START Information shown
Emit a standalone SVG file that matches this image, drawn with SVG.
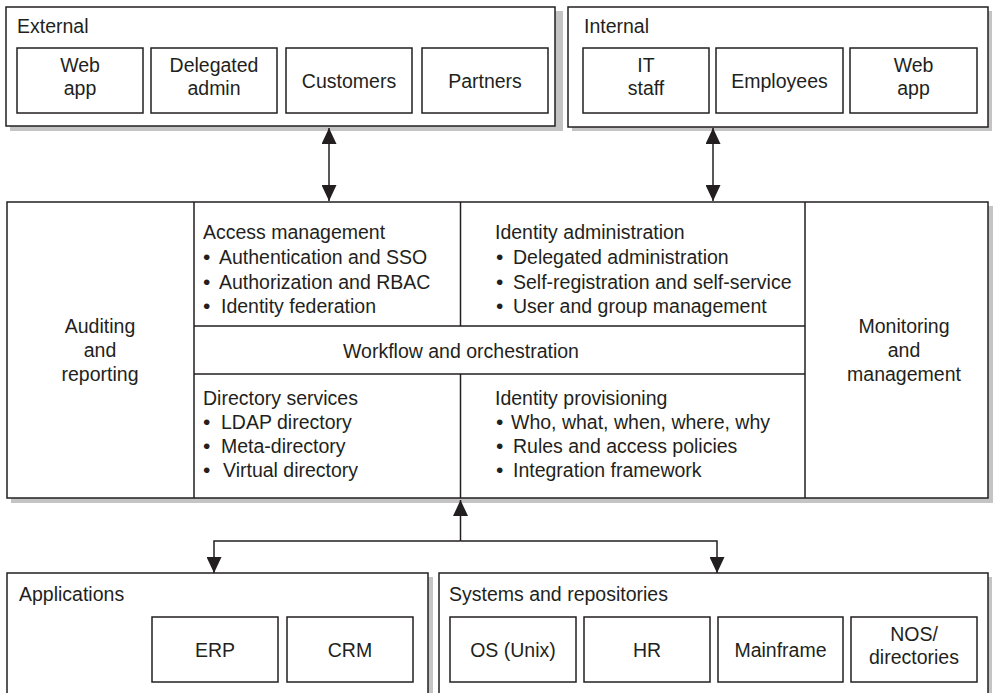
<svg xmlns="http://www.w3.org/2000/svg" width="995" height="693" viewBox="0 0 995 693">
<defs>
<style>
.box{fill:#fff;stroke:#231f20;stroke-width:1.5}
.shadow{fill:#c4c4c4;stroke:none}
.ln{fill:none;stroke:#231f20;stroke-width:1.5}
text{font-family:"Liberation Sans",Arial,sans-serif;font-size:19.5px;fill:#231f20}
.c{text-anchor:middle}
.b{font-size:21px}
</style>
<marker id="ah" viewBox="0 0 16 15" refX="16" refY="7.5" markerWidth="16" markerHeight="15" markerUnits="userSpaceOnUse" orient="auto">
<path d="M0,0 L16,7.5 L0,15 Z" fill="#231f20"/>
</marker>
</defs>
<rect width="995" height="693" fill="#fff"/>

<g id="external">
<rect class="shadow" x="10" y="11" width="553" height="120"/>
<rect class="box" x="6" y="7" width="549" height="119"/>
<text x="17" y="33">External</text>
<g id="ext-webapp"><rect class="box" x="17" y="48" width="126" height="65"/><text class="c" x="80" y="72">Web</text><text class="c" x="80" y="95">app</text></g>
<g id="ext-delegated"><rect class="box" x="151" y="48" width="126" height="65"/><text class="c" x="214" y="72">Delegated</text><text class="c" x="214" y="95">admin</text></g>
<g id="ext-customers"><rect class="box" x="286" y="48" width="126" height="65"/><text class="c" x="349" y="87.5">Customers</text></g>
<g id="ext-partners"><rect class="box" x="422" y="48" width="126" height="65"/><text class="c" x="485" y="87.5">Partners</text></g>
</g>

<g id="internal">
<rect class="shadow" x="572" y="11" width="420" height="120"/>
<rect class="box" x="568" y="7" width="420" height="120"/>
<text x="584" y="33">Internal</text>
<g id="int-itstaff"><rect class="box" x="583" y="48" width="126" height="65"/><text class="c" x="646" y="72">IT</text><text class="c" x="646" y="95">staff</text></g>
<g id="int-employees"><rect class="box" x="716" y="48" width="127" height="65"/><text class="c" x="779.5" y="87.5">Employees</text></g>
<g id="int-webapp"><rect class="box" x="850" y="48" width="127" height="65"/><text class="c" x="913.5" y="72">Web</text><text class="c" x="913.5" y="95">app</text></g>
</g>

<g id="main">
<rect class="shadow" x="11" y="206" width="982" height="297"/>
<rect class="box" x="7" y="202" width="981" height="296"/>
<path class="ln" d="M194,202 V498 M805,202 V498 M460.5,202 V326 M460.5,374 V498 M194,326 H805 M194,374 H805"/>
<g id="auditing"><text class="c" x="100" y="333">Auditing</text><text class="c" x="100" y="357">and</text><text class="c" x="100" y="381">reporting</text></g>
<g id="monitoring"><text class="c" x="904" y="333">Monitoring</text><text class="c" x="904" y="357">and</text><text class="c" x="904" y="381">management</text></g>
<g id="access">
<text x="203" y="239">Access management</text>
<text x="203" y="264"><tspan class="b">•</tspan><tspan x="219">Authentication and SSO</tspan></text>
<text x="203" y="289"><tspan class="b">•</tspan><tspan x="219">Authorization and RBAC</tspan></text>
<text x="203" y="313"><tspan class="b">•</tspan><tspan x="221">Identity federation</tspan></text>
</g>
<g id="idadmin">
<text x="495" y="239">Identity administration</text>
<text x="496" y="264"><tspan class="b">•</tspan><tspan x="513">Delegated administration</tspan></text>
<text x="496" y="289"><tspan class="b">•</tspan><tspan x="513">Self-registration and self-service</tspan></text>
<text x="496" y="313"><tspan class="b">•</tspan><tspan x="513">User and group management</tspan></text>
</g>
<g id="workflow"><text class="c" x="461" y="358">Workflow and orchestration</text></g>
<g id="directory">
<text x="203" y="405">Directory services</text>
<text x="203" y="429"><tspan class="b">•</tspan><tspan x="221">LDAP directory</tspan></text>
<text x="203" y="453"><tspan class="b">•</tspan><tspan x="221">Meta-directory</tspan></text>
<text x="203" y="477"><tspan class="b">•</tspan><tspan x="223">Virtual directory</tspan></text>
</g>
<g id="provisioning">
<text x="495" y="405">Identity provisioning</text>
<text x="496" y="429"><tspan class="b">•</tspan><tspan x="511">Who, what, when, where, why</tspan></text>
<text x="496" y="453"><tspan class="b">•</tspan><tspan x="513">Rules and access policies</tspan></text>
<text x="496" y="477"><tspan class="b">•</tspan><tspan x="513">Integration framework</tspan></text>
</g>
</g>

<g id="applications">
<rect class="shadow" x="11" y="577" width="422" height="130"/>
<rect class="box" x="7" y="573" width="421" height="130"/>
<text x="19" y="601">Applications</text>
<g id="app-erp"><rect class="box" x="152" y="617" width="126" height="65"/><text class="c" x="215" y="656.5">ERP</text></g>
<g id="app-crm"><rect class="box" x="287" y="617" width="126" height="65"/><text class="c" x="350" y="656.5">CRM</text></g>
</g>

<g id="systems">
<rect class="shadow" x="443" y="577" width="549" height="130"/>
<rect class="box" x="439" y="573" width="549" height="130"/>
<text x="449" y="601">Systems and repositories</text>
<g id="sys-os"><rect class="box" x="450" y="617" width="126" height="65"/><text class="c" x="513" y="656.5">OS (Unix)</text></g>
<g id="sys-hr"><rect class="box" x="584" y="617" width="126" height="65"/><text class="c" x="647" y="656.5">HR</text></g>
<g id="sys-mainframe"><rect class="box" x="718" y="617" width="125" height="65"/><text class="c" x="780.5" y="656.5">Mainframe</text></g>
<g id="sys-nos"><rect class="box" x="851" y="617" width="126" height="65"/><text class="c" x="914" y="641">NOS/</text><text class="c" x="914" y="664">directories</text></g>
</g>

<g id="connectors">
<path class="ln" d="M329,164 V128" marker-end="url(#ah)"/>
<path class="ln" d="M329,164 V201" marker-end="url(#ah)"/>
<path class="ln" d="M713,164 V128" marker-end="url(#ah)"/>
<path class="ln" d="M713,164 V201" marker-end="url(#ah)"/>
<path class="ln" d="M460.5,541 V500" marker-end="url(#ah)"/>
<path class="ln" d="M460.5,541 H214 V573" marker-end="url(#ah)"/>
<path class="ln" d="M460.5,541 H717 V573" marker-end="url(#ah)"/>
</g>
</svg>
END Information shown
> Exercise brief:
In your copy, leave out the pictures and reproduce the material above exactly.

> Final answer:
Emit a standalone SVG file that matches this image, drawn with SVG.
<svg xmlns="http://www.w3.org/2000/svg" width="995" height="693" viewBox="0 0 995 693">
<defs>
<style>
.box{fill:#fff;stroke:#231f20;stroke-width:1.5}
.shadow{fill:#c4c4c4;stroke:none}
.ln{fill:none;stroke:#231f20;stroke-width:1.5}
text{font-family:"Liberation Sans",Arial,sans-serif;font-size:19.5px;fill:#231f20}
.c{text-anchor:middle}
.b{font-size:21px}
</style>
<marker id="ah" viewBox="0 0 16 15" refX="16" refY="7.5" markerWidth="16" markerHeight="15" markerUnits="userSpaceOnUse" orient="auto">
<path d="M0,0 L16,7.5 L0,15 Z" fill="#231f20"/>
</marker>
</defs>
<rect width="995" height="693" fill="#fff"/>

<g id="external">
<rect class="shadow" x="10" y="11" width="553" height="120"/>
<rect class="box" x="6" y="7" width="549" height="119"/>
<text x="17" y="33">External</text>
<g id="ext-webapp"><rect class="box" x="17" y="48" width="126" height="65"/><text class="c" x="80" y="72">Web</text><text class="c" x="80" y="95">app</text></g>
<g id="ext-delegated"><rect class="box" x="151" y="48" width="126" height="65"/><text class="c" x="214" y="72">Delegated</text><text class="c" x="214" y="95">admin</text></g>
<g id="ext-customers"><rect class="box" x="286" y="48" width="126" height="65"/><text class="c" x="349" y="87.5">Customers</text></g>
<g id="ext-partners"><rect class="box" x="422" y="48" width="126" height="65"/><text class="c" x="485" y="87.5">Partners</text></g>
</g>

<g id="internal">
<rect class="shadow" x="572" y="11" width="420" height="120"/>
<rect class="box" x="568" y="7" width="420" height="120"/>
<text x="584" y="33">Internal</text>
<g id="int-itstaff"><rect class="box" x="583" y="48" width="126" height="65"/><text class="c" x="646" y="72">IT</text><text class="c" x="646" y="95">staff</text></g>
<g id="int-employees"><rect class="box" x="716" y="48" width="127" height="65"/><text class="c" x="779.5" y="87.5">Employees</text></g>
<g id="int-webapp"><rect class="box" x="850" y="48" width="127" height="65"/><text class="c" x="913.5" y="72">Web</text><text class="c" x="913.5" y="95">app</text></g>
</g>

<g id="main">
<rect class="shadow" x="11" y="206" width="982" height="297"/>
<rect class="box" x="7" y="202" width="981" height="296"/>
<path class="ln" d="M194,202 V498 M805,202 V498 M460.5,202 V326 M460.5,374 V498 M194,326 H805 M194,374 H805"/>
<g id="auditing"><text class="c" x="100" y="333">Auditing</text><text class="c" x="100" y="357">and</text><text class="c" x="100" y="381">reporting</text></g>
<g id="monitoring"><text class="c" x="904" y="333">Monitoring</text><text class="c" x="904" y="357">and</text><text class="c" x="904" y="381">management</text></g>
<g id="access">
<text x="203" y="239">Access management</text>
<text x="203" y="264"><tspan class="b">•</tspan><tspan x="219">Authentication and SSO</tspan></text>
<text x="203" y="289"><tspan class="b">•</tspan><tspan x="219">Authorization and RBAC</tspan></text>
<text x="203" y="313"><tspan class="b">•</tspan><tspan x="221">Identity federation</tspan></text>
</g>
<g id="idadmin">
<text x="495" y="239">Identity administration</text>
<text x="496" y="264"><tspan class="b">•</tspan><tspan x="513">Delegated administration</tspan></text>
<text x="496" y="289"><tspan class="b">•</tspan><tspan x="513">Self-registration and self-service</tspan></text>
<text x="496" y="313"><tspan class="b">•</tspan><tspan x="513">User and group management</tspan></text>
</g>
<g id="workflow"><text class="c" x="461" y="358">Workflow and orchestration</text></g>
<g id="directory">
<text x="203" y="405">Directory services</text>
<text x="203" y="429"><tspan class="b">•</tspan><tspan x="221">LDAP directory</tspan></text>
<text x="203" y="453"><tspan class="b">•</tspan><tspan x="221">Meta-directory</tspan></text>
<text x="203" y="477"><tspan class="b">•</tspan><tspan x="223">Virtual directory</tspan></text>
</g>
<g id="provisioning">
<text x="495" y="405">Identity provisioning</text>
<text x="496" y="429"><tspan class="b">•</tspan><tspan x="511">Who, what, when, where, why</tspan></text>
<text x="496" y="453"><tspan class="b">•</tspan><tspan x="513">Rules and access policies</tspan></text>
<text x="496" y="477"><tspan class="b">•</tspan><tspan x="513">Integration framework</tspan></text>
</g>
</g>

<g id="applications">
<rect class="shadow" x="11" y="577" width="422" height="130"/>
<rect class="box" x="7" y="573" width="421" height="130"/>
<text x="19" y="601">Applications</text>
<g id="app-erp"><rect class="box" x="152" y="617" width="126" height="65"/><text class="c" x="215" y="656.5">ERP</text></g>
<g id="app-crm"><rect class="box" x="287" y="617" width="126" height="65"/><text class="c" x="350" y="656.5">CRM</text></g>
</g>

<g id="systems">
<rect class="shadow" x="443" y="577" width="549" height="130"/>
<rect class="box" x="439" y="573" width="549" height="130"/>
<text x="449" y="601">Systems and repositories</text>
<g id="sys-os"><rect class="box" x="450" y="617" width="126" height="65"/><text class="c" x="513" y="656.5">OS (Unix)</text></g>
<g id="sys-hr"><rect class="box" x="584" y="617" width="126" height="65"/><text class="c" x="647" y="656.5">HR</text></g>
<g id="sys-mainframe"><rect class="box" x="718" y="617" width="125" height="65"/><text class="c" x="780.5" y="656.5">Mainframe</text></g>
<g id="sys-nos"><rect class="box" x="851" y="617" width="126" height="65"/><text class="c" x="914" y="641">NOS/</text><text class="c" x="914" y="664">directories</text></g>
</g>

<g id="connectors">
<path class="ln" d="M329,164 V128" marker-end="url(#ah)"/>
<path class="ln" d="M329,164 V201" marker-end="url(#ah)"/>
<path class="ln" d="M713,164 V128" marker-end="url(#ah)"/>
<path class="ln" d="M713,164 V201" marker-end="url(#ah)"/>
<path class="ln" d="M460.5,541 V500" marker-end="url(#ah)"/>
<path class="ln" d="M460.5,541 H214 V573" marker-end="url(#ah)"/>
<path class="ln" d="M460.5,541 H717 V573" marker-end="url(#ah)"/>
</g>
</svg>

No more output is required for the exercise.